The first of these establishments opened in 2019, said Hadi Ghaemi, executive director of the New York-based Center for Human Rights in Iran, adding that “since their creation, which has no basis in any law, agents of these centers have arbitrarily detained countless women under the pretense of not complying with the state’s forced hijab.”
“The women are then treated like criminal[s], booked for their offense, photographed and forced to take a class about how to wear a proper hijab and Islamic morality,” he added.
Iran had been dictating to women how they should dress long before the establishment of the current Islamic Republic. In 1936, the pro-Western ruler Reza Shah banned the wearing of allveils and headscarves in an effort to modernize the country. Many women resisted. Then, the Islamic regime that overthrew the Shah’s Pahlavi dynasty made the hjiab compulsory in 1979, but the rule was only written into law in 1983.
A task force with all the powers of a law enforcement agency, the morality police are tasked with ensuring that the rules are followed.
A number of anti-hijab movements emerge every few years in Iran, often leading to waves of arrests and persecution. These include the “Girls of Revolution Street” in 2017 , as well as this year’s brief social media protests on the country’s National Hijab and Chastity Day, which is observed annually on July 12 to promote veiling.
But disagreements have emerged on the issue of the compulsory hijab, both among citizens and within the leadership.
A survey by a parliament-linked research center in 2018 showed that there has been a decrease in the number of people who believe that the government should enforce the headscarf. And a 2014 report by the Iranian Students’ News Agency showed a 15% rise in those believing that hijab should not be compulsory.
There has also been a rhetorical shift among the country’s leadership, calling for “education” and “correction” as opposed to forceful implementation of Islamic values, says the researcher, Sepehri Far.
Some say that Iran is slowly nearing a tipping point as the government faces mounting discontent over a crippled economy and skyrocketing inflation caused by US sanctions.
Amini’s death seems to be uniting Iranians of different mindsets, says Sepehri Far, adding that criticism over the incident is coming not just from regime opponents, but also from citizens with no previous history of dissidence, as well as those who are close to power.
Thousands across Iran took to the streets Tuesday night, according to witnesses and social media footage.
Videos on social media showed a woman cutting her hair in protest, as the crowd chants “death to the dictator” in Kerman province in southeast Iran. In other parts of the country, demonstrators chanted “We are the children of war, come on and fight, we’ll fight back,” and “death to Khamenei.”
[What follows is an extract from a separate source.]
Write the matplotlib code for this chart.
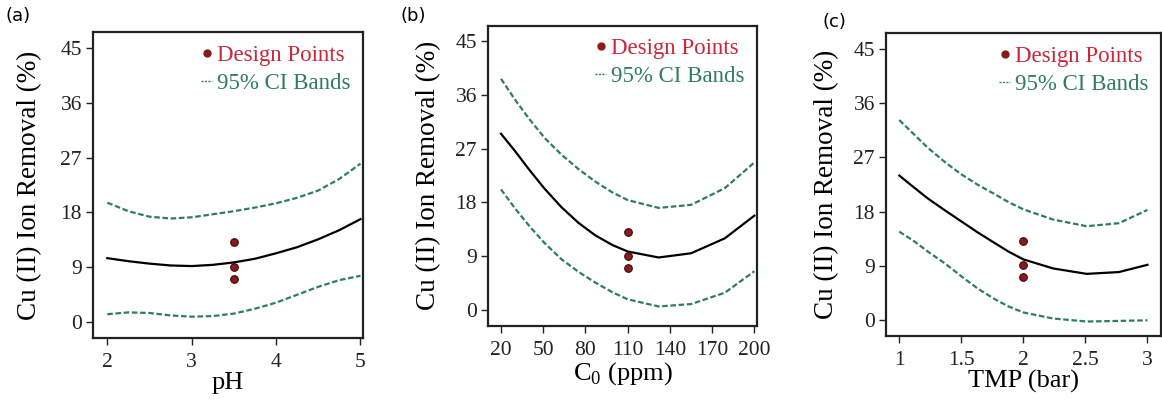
import matplotlib
matplotlib.use("Agg")
import matplotlib.pyplot as plt
from matplotlib.lines import Line2D

plt.rcParams["font.family"] = ["Liberation Serif", "DejaVu Serif"]
plt.rcParams["mathtext.fontset"] = "custom"
plt.rcParams["mathtext.rm"] = "Liberation Serif"

# -----------------------------
# Data
# -----------------------------
ph = [2, 2.25, 2.5, 2.75, 3, 3.25, 3.5, 3.75, 4, 4.25, 4.5, 4.75, 5]
ph_fit = [10.5, 10.0, 9.6, 9.3, 9.2, 9.4, 9.8, 10.4, 11.3, 12.3, 13.6, 15.1, 16.9]
ph_upper = [19.6, 18.2, 17.3, 17.0, 17.2, 17.7, 18.2, 18.8, 19.5, 20.4, 21.6, 23.5, 26.0]
ph_lower = [1.3, 1.6, 1.5, 1.1, 0.9, 1.0, 1.4, 2.2, 3.2, 4.5, 5.8, 6.9, 7.6]

c0 = [20, 30, 40, 51, 63, 75, 87, 99, 110, 132, 155, 179, 200]
c0_fit = [29.5, 26.6, 23.5, 20.3, 17.2, 14.6, 12.5, 10.9, 9.8, 8.8, 9.5, 12.0, 15.8]
c0_upper = [38.7, 35.2, 32.0, 28.8, 26.0, 23.6, 21.5, 19.7, 18.4, 17.1, 17.6, 20.4, 24.7]
c0_lower = [20.2, 17.0, 14.1, 11.2, 8.5, 6.4, 4.6, 3.0, 1.8, 0.6, 1.0, 2.9, 6.5]

tmp = [1, 1.12, 1.23, 1.37, 1.5, 1.63, 1.77, 1.88, 2.0, 2.24, 2.51, 2.77, 3.0]
tmp_fit = [24.0, 22.0, 20.2, 18.2, 16.4, 14.6, 12.8, 11.4, 10.1, 8.6, 7.7, 8.0, 9.2]
tmp_upper = [33.2, 30.8, 28.6, 26.2, 24.2, 22.5, 20.9, 19.6, 18.4, 16.7, 15.6, 16.1, 18.3]
tmp_lower = [14.7, 13.1, 11.4, 9.4, 7.3, 5.3, 3.5, 2.3, 1.3, 0.3, -0.2, -0.1, 0.0]

design_y = [13.1, 9.1, 7.1]
design_x = {"a": 3.5, "b": 110, "c": 2}

yticks = [0, 9, 18, 27, 36, 45]

panels = [
    ("(a)", ph, ph_fit, ph_upper, ph_lower, design_x["a"], "pH",
     [2, 3, 4, 5], (1.83, 5.03), [0.080, 0.155, 0.2324, 0.765]),
    ("(b)", c0, c0_fit, c0_upper, c0_lower, design_x["b"], r"C$_\mathregular{0}$ (ppm)",
     [20, 50, 80, 110, 140, 170, 200], (10.8, 201.9), [0.420, 0.186, 0.2315, 0.750]),
    ("(c)", tmp, tmp_fit, tmp_upper, tmp_lower, design_x["c"], "TMP (bar)",
     [1, 1.5, 2, 2.5, 3], (0.893, 3.11), [0.7625, 0.160, 0.2367, 0.757]),
]

red_pt = "#8b1a1a"
red_txt = "#c8283a"
green = "#2e7d5b"

fig = plt.figure(figsize=(11.62, 4), dpi=100)

for tag, x, fit, up, lo, dx, xlabel, xticks, xlim, pos in panels:
    ax = fig.add_axes(pos)
    ax.plot(x, fit, color="black", lw=1.6)
    ax.plot(x, up, color=green, lw=1.6, ls=(0, (2.5, 1.2)))
    ax.plot(x, lo, color=green, lw=1.6, ls=(0, (2.5, 1.2)))
    ax.scatter([dx] * len(design_y), design_y, s=30, color=red_pt,
               edgecolor="#3a0a0a", linewidth=0.8, zorder=3)

    ax.set_xlim(*xlim)
    ax.set_ylim(-2.6, 47.6)
    ax.set_xticks(xticks)
    ax.set_xticklabels([f"{t:g}" for t in xticks])
    ax.set_yticks(yticks)
    ax.tick_params(direction="out", length=5, width=1.0, labelsize=15.5,
                   colors="#222222")
    ax.tick_params(axis="x", pad=6)
    ax.tick_params(axis="y", pad=3)
    for s in ax.spines.values():
        s.set_linewidth(1.6)
        s.set_color("#222222")
    ax.set_xlabel(xlabel, fontsize=19, labelpad=0)
    ax.set_ylabel("Cu (II) Ion Removal (%)", fontsize=19.5,
                  labelpad=13 if tag == "(a)" else 10)

    handles = [
        Line2D([], [], marker="o", ls="none", color=red_pt, markersize=5),
        Line2D([], [], color=green, lw=1.0, ls=(0, (1.5, 1.0))),
    ]
    ax.legend(handles, ["Design Points", "95% CI Bands"], loc="upper right",
              frameon=False, fontsize=16.5, handlelength=0.5,
              handletextpad=0.2, labelspacing=0.3, borderaxespad=0.15,
              labelcolor=[red_txt, green])

    fig.text(pos[0] - 0.075 if tag != "(c)" else pos[0] - 0.055,
             0.96 if tag != "(c)" else 0.945, tag,
             fontsize=13, family="DejaVu Sans", ha="left", va="center")

fig.savefig("out.png", dpi=100)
“This time protesters aren’t only calling for justice for Mahsa Amini,” said Ghaemi. “They’re also calling for women’s rights, for their civil and human rights, for a life without a religious dictatorship.”
While there is a sense that the regime may feel vulnerable, some question whether the current movement will expand or simply weaken in the face of a state crackdown.
“Not only are these protests brutally cracked down [on] and contained each time, but there is no leadership,” said Tara Kangarlou, author of “The Heartbeat of Iran,” who grew up under the gaze of the morality police.
“Growing up as a teenager, we would make sure we avoid[ed] streets that we knew the morality police vans would be parked [on] during the weekend,” said Kangarlou.
She says young Iranians have evolved within the “oppressive system” in order to live their lives, but the “average Iranian is fed up.”